Any low barrier of entry, high supply low demand job is going to be very rough on the employees. Imagine being a supermarket cashier, which is bad enough, but also having to put up money to buy and stock the store before even being allowed to labor there. Meanwhile the guy down the street is doing it as a hobby off second mortgages or other employment to pay the bills. So that's farming.

The cost of food is high because of innumerable layers of middlemen, also lots of "value added" processing. Corn runs around 10 cents per liter (weird measurement system but whatever). Corn flakes cost a supermarket consumer a couple bucks per liter. The farmers get pennies on the dollar at most. That's why they're motivated to "do all that work for free" when selling direct to customers in CSAs or farmers markets. It must be heartbreaking to see three corn ears saran-wrapped at a food store for $1.50 and know as a farmer you only got a penny from that to pay all your bills, which probably near approach the penny earned. So selling ears at the "hipster farmers market" is a good deal at a quarter per ear. On the other hand if you "invested" four hours loading the trucks and driving and 8 hours sitting there, its easy to go broke on an amazing profit margin if it rains on the farm market that day so people stay home.

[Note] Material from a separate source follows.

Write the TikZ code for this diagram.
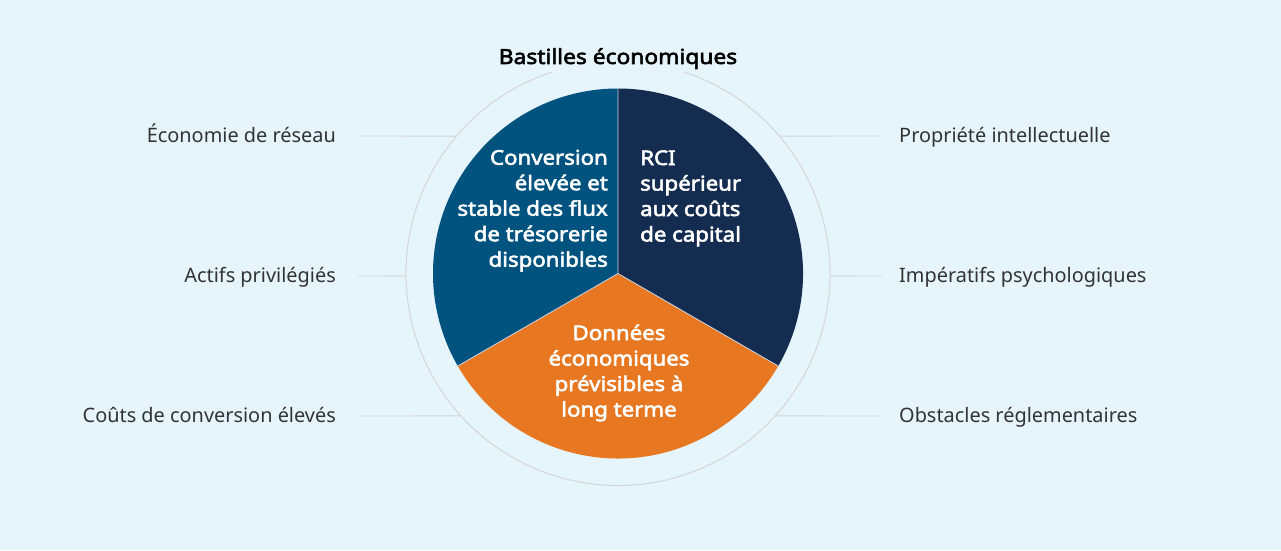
\documentclass[tikz,border=0pt]{standalone}
\usepackage{fontspec}
\setmainfont{Noto Sans}[BoldFont={Noto Sans}, BoldFeatures={FakeBold=2.7, FakeStretch=1.1}]
\usetikzlibrary{calc}
\definecolor{bgc}{HTML}{E6F5FC}
\definecolor{secA}{HTML}{00527F}
\definecolor{secB}{HTML}{152C51}
\definecolor{secC}{HTML}{E87722}
\definecolor{ringc}{HTML}{D2D6DA}
\definecolor{labc}{HTML}{333333}
\definecolor{divc}{HTML}{C8D6E4}
\tikzset{
  x=1pt, y=1pt,
  sectext/.style={text=white, font=\fontsize{20.2}{25.5}\selectfont\bfseries, inner sep=0pt},
  lab/.style={text=labc, font=\fontsize{19.9}{23}\selectfont, inner sep=0pt},
  leader/.style={draw=ringc, line width=0.9pt},
}
\begin{document}
\begin{tikzpicture}
\fill[bgc] (0,0) rectangle (1281,550);
\useasboundingbox (0,0) rectangle (1281,550);
\coordinate (c) at (618,276.5);
% outer ring with gap for the title
\draw[ringc, line width=1pt] ($(c)+(108.3:212)$) arc[start angle=108.3, end angle=431.7, radius=212];
% sectors
\fill[secA] (c) -- ++(90:185) arc[start angle=90, end angle=210, radius=185] -- cycle;
\fill[secB] (c) -- ++(-30:185) arc[start angle=-30, end angle=90, radius=185] -- cycle;
\fill[secC] (c) -- ++(210:185) arc[start angle=210, end angle=330, radius=185] -- cycle;
\draw[divc, line width=0.8pt] (c) -- ++(90:185) (c) -- ++(210:185) (c) -- ++(330:185);
% title
\node[font=\fontsize{20.7}{24}\selectfont\bfseries, inner sep=0pt, anchor=base] (title) at (618,486) {Bastilles économiques};
% sector texts
\node[sectext, align=right, anchor=base east] (ta) at (608,283.3) {Conversion\\élevée et\\stable des flux\\de trésorerie\\disponibles};
\node[sectext, align=left, anchor=base west] (tb) at (640,308.5) {RCI\\supérieur\\aux coûts\\de capital};
\node[sectext, align=center, anchor=base] (tc) at (619,133.5) {Données\\économiques\\prévisibles à\\long terme};
% ring points
\coordinate (o1) at ($(c)+(139.6:212)$);
\coordinate (o2) at ($(c)+(180.7:212)$);
\coordinate (o3) at ($(c)+(222.2:212)$);
\coordinate (o4) at ($(c)+(40.4:212)$);
\coordinate (o5) at ($(c)+(-0.7:212)$);
\coordinate (o6) at ($(c)+(-42.2:212)$);
% labels
\node[lab, anchor=base east] (l1) at (336,407.5) {Économie de réseau};
\node[lab, anchor=base east] (l2) at (336,267.5) {Actifs privilégiés};
\node[lab, anchor=base east] (l3) at (336,127.5) {Coûts de conversion élevés};
\node[lab, anchor=base west] (r1) at (899,407.5) {Propriété intellectuelle};
\node[lab, anchor=base west] (r2) at (899,267.5) {Impératifs psychologiques};
\node[lab, anchor=base west] (r3) at (899,127.5) {Obstacles réglementaires};
% leaders
\draw[leader] (358,414) coordinate (a1) -- (o1);
\draw[leader] (358,274) coordinate (a2) -- (o2);
\draw[leader] (358,134) coordinate (a3) -- (o3);
\draw[leader] (882,414) coordinate (b1) -- (o4);
\draw[leader] (882,274) coordinate (b2) -- (o5);
\draw[leader] (882,134) coordinate (b3) -- (o6);
\end{tikzpicture}
\end{document}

Anyway, aside from heartbreaking stories about family farms, we simply have too many farmers, so they're working for miserable pay under miserable conditions, mostly. Biggest scam ever by corporate PR is pushing the loss of the family farm story to keep the WAY too many middlemen story out of the news.

Let's not forget the migrant farmworkers.
Farming is hard work. Commercial farmers in my area pull 18+ hour days during harvest time. I don't think articles about farming quite capture just how labor-intensive farming is, how little sleep you get, and the overly hot/wet/dry conditions you have to work through during harvest.
A big difference between farming and WFH discourse is that if you own the farm, your labor is all to your benefit and controlled by you (even if circumstances can demand a lot). Office work is dictated by bosses that control you. Your labor and reward are alienated from you. Strict separation is a good idea because that shit is toxic.
That "if" is doing a lot of heavy lifting.
Decades back in my country, majority of farmers didn't own farms. They had to work in someone else's field for pay.
Farmers never work from home.

Has he ever been at a farm? The farmer does not live where the cattle live, and the animal feed is not stored where he lives. Farmers are in the barn or working in the field most of the time. When they are at home, they eat or sleep, or occasionally watch TV, although after an 18-hour day one is usually too tired to do so.

And there are even many more farmers who do not have their own land, and often have to travel far to get to the rented farm or field. And there are even more farm workers who travel far and wide by the thousands during the harvest to do their work.

Many people have an unrealistic idea of rural life.